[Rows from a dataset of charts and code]
>> START
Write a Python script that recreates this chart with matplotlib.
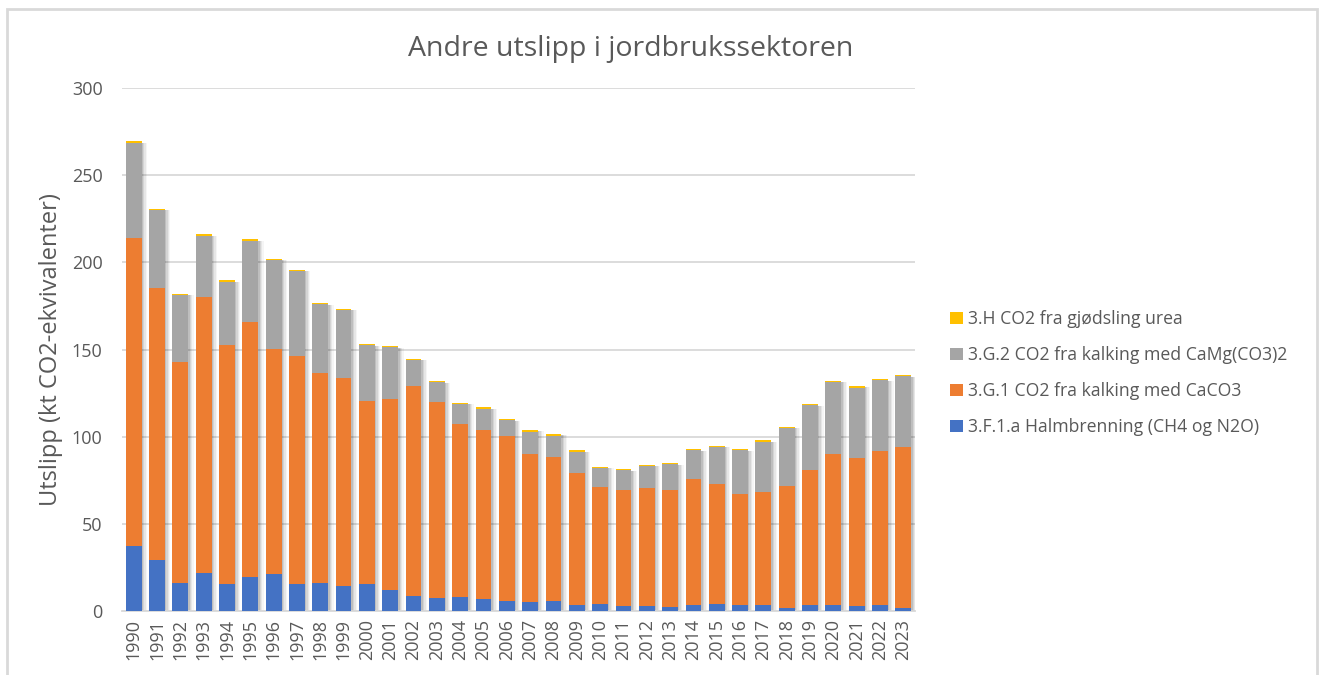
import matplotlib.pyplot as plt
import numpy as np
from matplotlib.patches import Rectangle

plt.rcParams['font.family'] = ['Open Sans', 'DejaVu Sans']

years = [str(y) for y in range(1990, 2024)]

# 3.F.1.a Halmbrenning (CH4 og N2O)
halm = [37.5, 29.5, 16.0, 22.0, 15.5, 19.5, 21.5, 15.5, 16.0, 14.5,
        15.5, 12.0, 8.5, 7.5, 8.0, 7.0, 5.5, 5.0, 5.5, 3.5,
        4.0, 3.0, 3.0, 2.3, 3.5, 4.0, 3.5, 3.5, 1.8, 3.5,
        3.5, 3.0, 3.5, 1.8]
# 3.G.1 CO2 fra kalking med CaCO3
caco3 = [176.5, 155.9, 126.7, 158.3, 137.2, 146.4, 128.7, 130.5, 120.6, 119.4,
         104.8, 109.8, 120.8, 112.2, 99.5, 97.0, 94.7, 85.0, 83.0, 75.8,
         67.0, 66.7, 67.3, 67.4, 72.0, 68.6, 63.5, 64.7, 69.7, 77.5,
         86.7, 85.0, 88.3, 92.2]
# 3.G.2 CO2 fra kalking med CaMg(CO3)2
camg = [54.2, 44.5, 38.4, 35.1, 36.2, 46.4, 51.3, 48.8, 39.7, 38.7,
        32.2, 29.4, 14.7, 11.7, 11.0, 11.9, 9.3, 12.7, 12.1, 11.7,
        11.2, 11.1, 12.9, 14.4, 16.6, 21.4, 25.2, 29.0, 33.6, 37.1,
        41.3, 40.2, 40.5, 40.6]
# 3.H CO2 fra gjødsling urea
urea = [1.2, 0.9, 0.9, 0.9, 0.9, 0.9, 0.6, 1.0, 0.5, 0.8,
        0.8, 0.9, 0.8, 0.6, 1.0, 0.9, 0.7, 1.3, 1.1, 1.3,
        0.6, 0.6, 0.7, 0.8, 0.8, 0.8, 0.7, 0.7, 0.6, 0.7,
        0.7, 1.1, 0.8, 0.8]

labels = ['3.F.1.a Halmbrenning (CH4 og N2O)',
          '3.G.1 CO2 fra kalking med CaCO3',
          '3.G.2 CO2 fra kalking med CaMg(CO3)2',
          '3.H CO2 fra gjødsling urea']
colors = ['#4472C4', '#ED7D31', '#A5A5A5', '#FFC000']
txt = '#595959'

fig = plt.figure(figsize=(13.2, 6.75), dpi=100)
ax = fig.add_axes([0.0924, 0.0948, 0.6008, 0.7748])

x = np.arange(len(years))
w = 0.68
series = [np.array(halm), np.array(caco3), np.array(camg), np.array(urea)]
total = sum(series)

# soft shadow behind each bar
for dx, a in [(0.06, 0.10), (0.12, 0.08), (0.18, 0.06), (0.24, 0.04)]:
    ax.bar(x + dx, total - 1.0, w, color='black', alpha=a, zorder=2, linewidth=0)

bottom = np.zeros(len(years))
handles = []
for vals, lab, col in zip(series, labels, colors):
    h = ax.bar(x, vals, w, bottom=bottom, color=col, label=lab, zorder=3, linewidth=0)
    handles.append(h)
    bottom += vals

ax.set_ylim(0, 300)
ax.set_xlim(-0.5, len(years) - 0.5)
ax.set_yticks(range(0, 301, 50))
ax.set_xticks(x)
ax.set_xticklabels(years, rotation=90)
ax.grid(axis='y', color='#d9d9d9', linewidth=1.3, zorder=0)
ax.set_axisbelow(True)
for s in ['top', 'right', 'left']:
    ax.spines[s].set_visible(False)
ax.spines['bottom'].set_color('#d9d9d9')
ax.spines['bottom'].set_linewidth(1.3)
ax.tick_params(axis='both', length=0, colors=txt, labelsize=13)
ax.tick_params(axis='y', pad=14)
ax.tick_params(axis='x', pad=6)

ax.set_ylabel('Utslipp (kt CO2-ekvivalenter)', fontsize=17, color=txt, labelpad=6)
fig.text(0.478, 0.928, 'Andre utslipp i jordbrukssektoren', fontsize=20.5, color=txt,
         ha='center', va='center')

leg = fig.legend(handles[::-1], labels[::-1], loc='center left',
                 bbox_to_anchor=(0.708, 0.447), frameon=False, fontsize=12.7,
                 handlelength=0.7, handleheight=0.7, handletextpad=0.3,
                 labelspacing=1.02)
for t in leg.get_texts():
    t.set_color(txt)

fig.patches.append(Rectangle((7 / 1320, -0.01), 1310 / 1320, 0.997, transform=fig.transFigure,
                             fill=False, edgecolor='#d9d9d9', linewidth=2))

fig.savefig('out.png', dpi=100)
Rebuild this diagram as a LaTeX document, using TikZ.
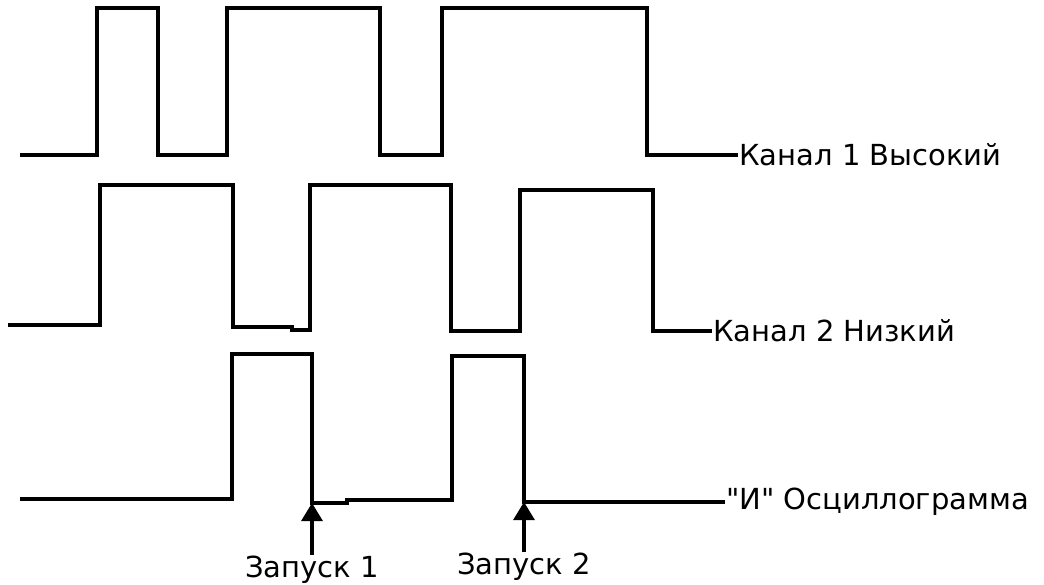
>> END
• [Instructions for the task] Give again exactly the lines running from the beginning of the material above through the line that contains "total = sum(series)", and leave out every picture.

• [Complete output]
Write a Python script that recreates this chart with matplotlib.
import matplotlib.pyplot as plt
import numpy as np
from matplotlib.patches import Rectangle

plt.rcParams['font.family'] = ['Open Sans', 'DejaVu Sans']

years = [str(y) for y in range(1990, 2024)]

# 3.F.1.a Halmbrenning (CH4 og N2O)
halm = [37.5, 29.5, 16.0, 22.0, 15.5, 19.5, 21.5, 15.5, 16.0, 14.5,
        15.5, 12.0, 8.5, 7.5, 8.0, 7.0, 5.5, 5.0, 5.5, 3.5,
        4.0, 3.0, 3.0, 2.3, 3.5, 4.0, 3.5, 3.5, 1.8, 3.5,
        3.5, 3.0, 3.5, 1.8]
# 3.G.1 CO2 fra kalking med CaCO3
caco3 = [176.5, 155.9, 126.7, 158.3, 137.2, 146.4, 128.7, 130.5, 120.6, 119.4,
         104.8, 109.8, 120.8, 112.2, 99.5, 97.0, 94.7, 85.0, 83.0, 75.8,
         67.0, 66.7, 67.3, 67.4, 72.0, 68.6, 63.5, 64.7, 69.7, 77.5,
         86.7, 85.0, 88.3, 92.2]
# 3.G.2 CO2 fra kalking med CaMg(CO3)2
camg = [54.2, 44.5, 38.4, 35.1, 36.2, 46.4, 51.3, 48.8, 39.7, 38.7,
        32.2, 29.4, 14.7, 11.7, 11.0, 11.9, 9.3, 12.7, 12.1, 11.7,
        11.2, 11.1, 12.9, 14.4, 16.6, 21.4, 25.2, 29.0, 33.6, 37.1,
        41.3, 40.2, 40.5, 40.6]
# 3.H CO2 fra gjødsling urea
urea = [1.2, 0.9, 0.9, 0.9, 0.9, 0.9, 0.6, 1.0, 0.5, 0.8,
        0.8, 0.9, 0.8, 0.6, 1.0, 0.9, 0.7, 1.3, 1.1, 1.3,
        0.6, 0.6, 0.7, 0.8, 0.8, 0.8, 0.7, 0.7, 0.6, 0.7,
        0.7, 1.1, 0.8, 0.8]

labels = ['3.F.1.a Halmbrenning (CH4 og N2O)',
          '3.G.1 CO2 fra kalking med CaCO3',
          '3.G.2 CO2 fra kalking med CaMg(CO3)2',
          '3.H CO2 fra gjødsling urea']
colors = ['#4472C4', '#ED7D31', '#A5A5A5', '#FFC000']
txt = '#595959'

fig = plt.figure(figsize=(13.2, 6.75), dpi=100)
ax = fig.add_axes([0.0924, 0.0948, 0.6008, 0.7748])

x = np.arange(len(years))
w = 0.68
series = [np.array(halm), np.array(caco3), np.array(camg), np.array(urea)]
total = sum(series)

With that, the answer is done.